What needs to be done:
Leave out the pictures, and write out exactly the lines from the beginning of the material to the line holding "(0,0) rectangle (1062,388);", that line included, and nothing else.

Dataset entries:
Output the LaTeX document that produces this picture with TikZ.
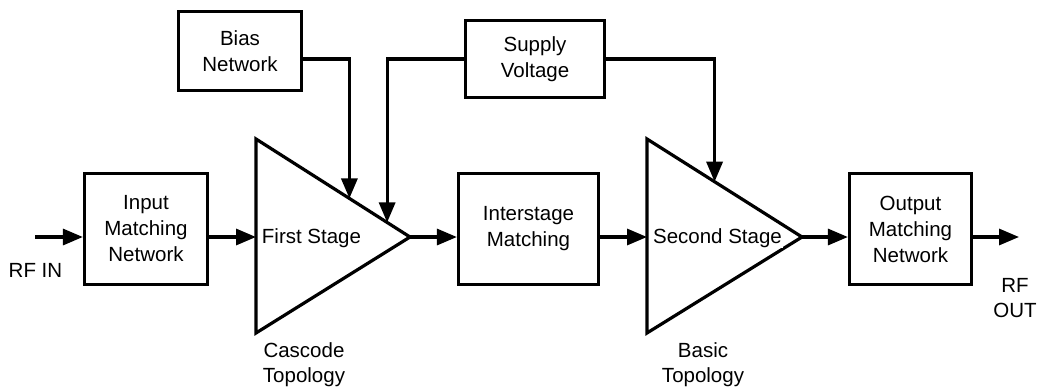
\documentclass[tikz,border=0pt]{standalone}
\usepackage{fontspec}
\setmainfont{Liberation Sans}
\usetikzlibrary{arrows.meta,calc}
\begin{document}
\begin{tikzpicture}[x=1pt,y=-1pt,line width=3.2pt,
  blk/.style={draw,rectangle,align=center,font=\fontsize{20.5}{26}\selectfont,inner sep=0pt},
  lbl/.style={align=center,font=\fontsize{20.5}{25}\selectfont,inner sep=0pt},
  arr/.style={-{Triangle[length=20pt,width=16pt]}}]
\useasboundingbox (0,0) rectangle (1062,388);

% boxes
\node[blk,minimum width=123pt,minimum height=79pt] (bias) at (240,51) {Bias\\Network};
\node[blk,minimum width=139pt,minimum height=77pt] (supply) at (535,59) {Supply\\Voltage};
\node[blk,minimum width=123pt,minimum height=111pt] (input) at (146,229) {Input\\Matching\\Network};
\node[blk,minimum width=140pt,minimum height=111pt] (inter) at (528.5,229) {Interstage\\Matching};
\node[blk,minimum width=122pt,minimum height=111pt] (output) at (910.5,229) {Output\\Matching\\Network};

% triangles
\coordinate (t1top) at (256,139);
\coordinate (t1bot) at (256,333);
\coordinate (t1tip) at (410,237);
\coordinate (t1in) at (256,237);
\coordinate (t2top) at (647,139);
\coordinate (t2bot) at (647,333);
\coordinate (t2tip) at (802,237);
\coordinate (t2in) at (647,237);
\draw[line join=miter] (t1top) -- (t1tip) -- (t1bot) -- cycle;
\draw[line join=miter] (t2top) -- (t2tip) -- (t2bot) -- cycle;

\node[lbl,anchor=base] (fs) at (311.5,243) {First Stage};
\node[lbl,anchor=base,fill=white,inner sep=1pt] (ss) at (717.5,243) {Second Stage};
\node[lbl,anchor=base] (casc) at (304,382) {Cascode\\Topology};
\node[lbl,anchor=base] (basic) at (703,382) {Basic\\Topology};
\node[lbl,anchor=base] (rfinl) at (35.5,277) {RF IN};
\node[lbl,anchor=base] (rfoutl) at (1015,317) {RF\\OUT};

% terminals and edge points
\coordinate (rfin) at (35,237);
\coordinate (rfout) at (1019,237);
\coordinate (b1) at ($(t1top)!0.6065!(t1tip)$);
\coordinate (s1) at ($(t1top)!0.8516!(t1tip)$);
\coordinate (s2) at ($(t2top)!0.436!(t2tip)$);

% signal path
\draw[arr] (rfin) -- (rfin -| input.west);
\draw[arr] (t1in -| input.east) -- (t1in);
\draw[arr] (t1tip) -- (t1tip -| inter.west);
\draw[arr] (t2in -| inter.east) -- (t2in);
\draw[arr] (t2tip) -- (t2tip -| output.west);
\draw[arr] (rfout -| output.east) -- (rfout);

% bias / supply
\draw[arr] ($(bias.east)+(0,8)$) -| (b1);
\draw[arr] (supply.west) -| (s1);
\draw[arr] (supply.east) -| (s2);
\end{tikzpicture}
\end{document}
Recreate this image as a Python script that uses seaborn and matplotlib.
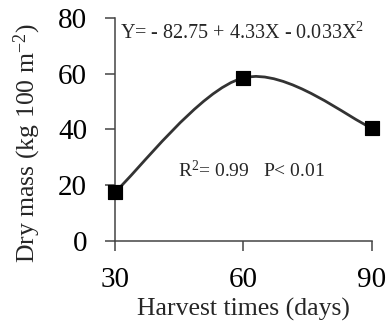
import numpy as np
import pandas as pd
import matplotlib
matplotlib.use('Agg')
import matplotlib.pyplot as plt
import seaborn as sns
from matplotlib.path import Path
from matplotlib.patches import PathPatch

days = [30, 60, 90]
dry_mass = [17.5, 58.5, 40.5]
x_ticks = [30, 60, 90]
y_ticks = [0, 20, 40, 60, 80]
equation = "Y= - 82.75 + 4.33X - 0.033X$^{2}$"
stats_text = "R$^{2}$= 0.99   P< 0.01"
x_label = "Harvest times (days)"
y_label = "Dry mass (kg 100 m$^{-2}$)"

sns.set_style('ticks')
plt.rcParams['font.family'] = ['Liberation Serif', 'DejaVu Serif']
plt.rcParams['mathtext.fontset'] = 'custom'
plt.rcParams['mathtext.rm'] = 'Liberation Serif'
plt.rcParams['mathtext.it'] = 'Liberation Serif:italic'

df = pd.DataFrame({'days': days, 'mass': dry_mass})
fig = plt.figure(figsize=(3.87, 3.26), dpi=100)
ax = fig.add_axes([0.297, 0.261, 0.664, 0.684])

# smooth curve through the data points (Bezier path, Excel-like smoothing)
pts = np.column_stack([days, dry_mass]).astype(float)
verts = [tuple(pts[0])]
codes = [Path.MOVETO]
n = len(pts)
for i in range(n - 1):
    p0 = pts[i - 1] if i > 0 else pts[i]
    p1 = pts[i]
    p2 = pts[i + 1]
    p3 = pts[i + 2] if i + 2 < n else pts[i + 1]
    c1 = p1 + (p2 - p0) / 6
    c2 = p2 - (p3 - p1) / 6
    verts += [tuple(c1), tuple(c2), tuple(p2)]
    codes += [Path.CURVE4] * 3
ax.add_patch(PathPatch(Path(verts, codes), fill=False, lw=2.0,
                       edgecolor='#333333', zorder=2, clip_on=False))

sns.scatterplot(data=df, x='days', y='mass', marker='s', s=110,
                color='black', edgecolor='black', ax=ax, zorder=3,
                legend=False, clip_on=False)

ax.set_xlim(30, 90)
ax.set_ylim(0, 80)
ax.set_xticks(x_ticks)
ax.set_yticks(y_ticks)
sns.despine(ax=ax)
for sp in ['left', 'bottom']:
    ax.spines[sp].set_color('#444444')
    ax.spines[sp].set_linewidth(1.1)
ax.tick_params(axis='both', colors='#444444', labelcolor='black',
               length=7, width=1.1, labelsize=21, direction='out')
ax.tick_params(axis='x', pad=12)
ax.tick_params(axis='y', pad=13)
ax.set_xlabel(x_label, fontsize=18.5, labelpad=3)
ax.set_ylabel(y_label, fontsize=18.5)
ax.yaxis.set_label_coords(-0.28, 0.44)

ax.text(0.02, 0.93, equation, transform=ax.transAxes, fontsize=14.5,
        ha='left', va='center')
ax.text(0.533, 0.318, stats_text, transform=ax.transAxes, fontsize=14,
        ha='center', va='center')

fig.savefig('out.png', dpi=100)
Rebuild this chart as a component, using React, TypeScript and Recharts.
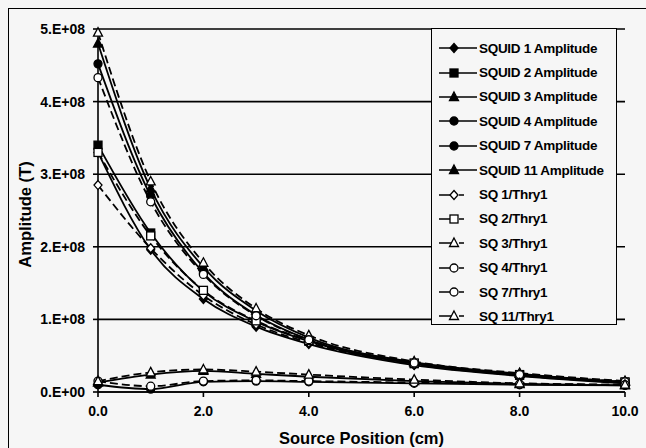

Worked answer:
Output the LaTeX document that produces this picture with TikZ.
\documentclass[tikz,border=0pt]{standalone}
\usepackage{fontspec}
\setmainfont{Liberation Sans}
\usetikzlibrary{arrows.meta,calc}
\begin{document}
\begin{tikzpicture}[x=1pt,y=-1pt,line width=3.2pt,
  blk/.style={draw,rectangle,align=center,font=\fontsize{20.5}{26}\selectfont,inner sep=0pt},
  lbl/.style={align=center,font=\fontsize{20.5}{25}\selectfont,inner sep=0pt},
  arr/.style={-{Triangle[length=20pt,width=16pt]}}]
\useasboundingbox (0,0) rectangle (1062,388);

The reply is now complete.